**Dataset content**:
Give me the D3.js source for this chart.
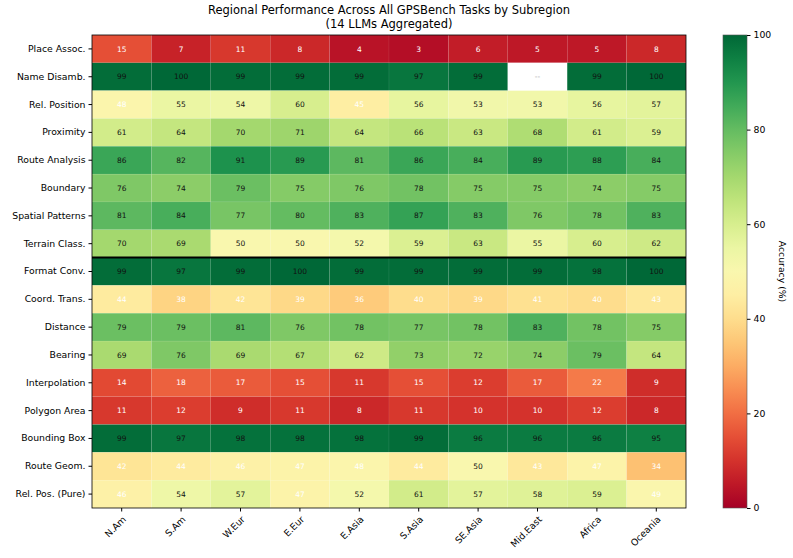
<!DOCTYPE html>
<html>
<head>
<meta charset="utf-8">
<script src="https://cdn.jsdelivr.net/npm/d3@7"></script>
<style>
  body { margin: 0; background: #fff; }
  svg text { font-family: 'DejaVu Sans', sans-serif; }
</style>
</head>
<body>
<div id="chart"></div>
<script>
const regions = ['N.Am', 'S.Am', 'W.Eur', 'E.Eur', 'E.Asia', 'S.Asia', 'SE.Asia', 'Mid.East', 'Africa', 'Oceania'];
const tasks = ['Place Assoc.', 'Name Disamb.', 'Rel. Position', 'Proximity', 'Route Analysis', 'Boundary',
  'Spatial Patterns', 'Terrain Class.', 'Format Conv.', 'Coord. Trans.', 'Distance', 'Bearing',
  'Interpolation', 'Polygon Area', 'Bounding Box', 'Route Geom.', 'Rel. Pos. (Pure)'];

// accuracy (%) per task row, per region column; null = no data
const placeAssoc    = [15, 7, 11, 8, 4, 3, 6, 5, 5, 8];
const nameDisamb    = [99, 100, 99, 99, 99, 97, 99, null, 99, 100];
const relPosition   = [48, 55, 54, 60, 45, 56, 53, 53, 56, 57];
const proximity     = [61, 64, 70, 71, 64, 66, 63, 68, 61, 59];
const routeAnalysis = [86, 82, 91, 89, 81, 86, 84, 89, 88, 84];
const boundary      = [76, 74, 79, 75, 76, 78, 75, 75, 74, 75];
const spatialPat    = [81, 84, 77, 80, 83, 87, 83, 76, 78, 83];
const terrainClass  = [70, 69, 50, 50, 52, 59, 63, 55, 60, 62];
const formatConv    = [99, 97, 99, 100, 99, 99, 99, 99, 98, 100];
const coordTrans    = [44, 38, 42, 39, 36, 40, 39, 41, 40, 43];
const distance      = [79, 79, 81, 76, 78, 77, 78, 83, 78, 75];
const bearing       = [69, 76, 69, 67, 62, 73, 72, 74, 79, 64];
const interpolation = [14, 18, 17, 15, 11, 15, 12, 17, 22, 9];
const polygonArea   = [11, 12, 9, 11, 8, 11, 10, 10, 12, 8];
const boundingBox   = [99, 97, 98, 98, 98, 99, 96, 96, 96, 95];
const routeGeom     = [42, 44, 46, 47, 48, 44, 50, 43, 47, 34];
const relPosPure    = [46, 54, 57, 47, 52, 61, 57, 58, 59, 49];

const rows = [placeAssoc, nameDisamb, relPosition, proximity, routeAnalysis, boundary, spatialPat,
  terrainClass, formatConv, coordTrans, distance, bearing, interpolation, polygonArea, boundingBox,
  routeGeom, relPosPure];
const splitAfter = 'Terrain Class.';
const colorTicks = [0, 20, 40, 60, 80, 100];

const width = 793, height = 558;
const margin = { top: 35, left: 92, right: 107, bottom: 50 };
const plotW = width - margin.left - margin.right;
const plotH = height - margin.top - margin.bottom;
const tickFont = '9.3px';

const cells = [];
rows.forEach((r, i) => r.forEach((v, j) => cells.push({ task: tasks[i], region: regions[j], v })));

const svg = d3.select('#chart').append('svg')
  .attr('width', width).attr('height', height);

const x = d3.scaleBand().domain(regions).range([0, plotW]);
const y = d3.scaleBand().domain(tasks).range([0, plotH]);
const color = d3.scaleSequential(d3.interpolateRdYlGn).domain([0, 100]);

const g = svg.append('g').attr('transform', `translate(${margin.left},${margin.top})`);

g.selectAll('rect.cell')
  .data(cells)
  .join('rect')
  .attr('class', 'cell')
  .attr('x', d => x(d.region)).attr('y', d => y(d.task))
  .attr('width', x.bandwidth()).attr('height', y.bandwidth())
  .attr('fill', d => d.v == null ? '#fff' : color(d.v))
  .attr('stroke', 'rgba(255,255,255,0.12)')
  .attr('stroke-width', 0.5);

g.selectAll('text.val')
  .data(cells)
  .join('text')
  .attr('class', 'val')
  .attr('x', d => x(d.region) + x.bandwidth() / 2)
  .attr('y', d => y(d.task) + y.bandwidth() / 2)
  .attr('dy', '0.35em')
  .attr('text-anchor', 'middle')
  .style('font-size', '7.5px')
  .attr('fill', d => d.v == null ? '#aaa' : (d.v < 50 ? '#fff' : '#111'))
  .text(d => d.v == null ? '--' : d.v);

// group separator
const sepY = y(splitAfter) + y.bandwidth();
g.append('line')
  .attr('x1', 0).attr('x2', plotW)
  .attr('y1', sepY).attr('y2', sepY)
  .attr('stroke', '#000').attr('stroke-width', 2);

g.append('rect')
  .attr('width', plotW).attr('height', plotH)
  .attr('fill', 'none').attr('stroke', '#000').attr('stroke-width', 0.8);

// axes
const yAxis = g.append('g').call(d3.axisLeft(y).tickSize(3.5).tickPadding(3));
yAxis.select('.domain').remove();
yAxis.selectAll('text').style('font-size', tickFont).attr('fill', '#000');

const xAxis = g.append('g').attr('transform', `translate(0,${plotH})`)
  .call(d3.axisBottom(x).tickSize(3.5).tickPadding(3));
xAxis.select('.domain').remove();
xAxis.selectAll('text')
  .style('font-size', tickFont).attr('fill', '#000')
  .attr('text-anchor', 'end')
  .attr('x', 0).attr('y', 0).attr('dy', 0)
  .attr('transform', 'translate(5,12) rotate(-45)');

// title
const cx = margin.left + plotW / 2;
svg.append('text').attr('x', cx).attr('y', 14).attr('text-anchor', 'middle')
  .style('font-size', '11.5px').text('Regional Performance Across All GPSBench Tasks by Subregion');
svg.append('text').attr('x', cx).attr('y', 27.5).attr('text-anchor', 'middle')
  .style('font-size', '11.5px').text('(14 LLMs Aggregated)');

// colorbar
const cbX = 723, cbW = 24;
const cbScale = d3.scaleLinear().domain([0, 100]).range([plotH, 0]);
const defs = svg.append('defs');
const grad = defs.append('linearGradient').attr('id', 'cbgrad')
  .attr('x1', 0).attr('y1', 1).attr('x2', 0).attr('y2', 0);
d3.range(0, 101, 5).forEach(t => {
  grad.append('stop').attr('offset', `${t}%`).attr('stop-color', color(t));
});
const cb = svg.append('g').attr('transform', `translate(${cbX},${margin.top})`);
cb.append('rect').attr('width', cbW).attr('height', plotH)
  .attr('fill', 'url(#cbgrad)').attr('stroke', '#555').attr('stroke-width', 0.6);
const cbAxis = cb.append('g').attr('transform', `translate(${cbW},0)`)
  .call(d3.axisRight(cbScale).tickValues(colorTicks).tickSize(3.5).tickPadding(3));
cbAxis.select('.domain').remove();
cbAxis.selectAll('text').style('font-size', tickFont).attr('fill', '#000');
svg.append('text')
  .attr('transform', `translate(779,${margin.top + plotH / 2}) rotate(90)`)
  .attr('text-anchor', 'middle')
  .style('font-size', tickFont)
  .text('Accuracy (%)');
</script>
</body>
</html>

**What this task involves**:
The lines from the top of the data above through the one holding "Geom.', 'Rel. Pos. (Pure)'];" are to be repeated exactly, and only those, with no pictures.

**Full answer**:
Give me the D3.js source for this chart.
<!DOCTYPE html>
<html>
<head>
<meta charset="utf-8">
<script src="https://cdn.jsdelivr.net/npm/d3@7"></script>
<style>
  body { margin: 0; background: #fff; }
  svg text { font-family: 'DejaVu Sans', sans-serif; }
</style>
</head>
<body>
<div id="chart"></div>
<script>
const regions = ['N.Am', 'S.Am', 'W.Eur', 'E.Eur', 'E.Asia', 'S.Asia', 'SE.Asia', 'Mid.East', 'Africa', 'Oceania'];
const tasks = ['Place Assoc.', 'Name Disamb.', 'Rel. Position', 'Proximity', 'Route Analysis', 'Boundary',
  'Spatial Patterns', 'Terrain Class.', 'Format Conv.', 'Coord. Trans.', 'Distance', 'Bearing',
  'Interpolation', 'Polygon Area', 'Bounding Box', 'Route Geom.', 'Rel. Pos. (Pure)'];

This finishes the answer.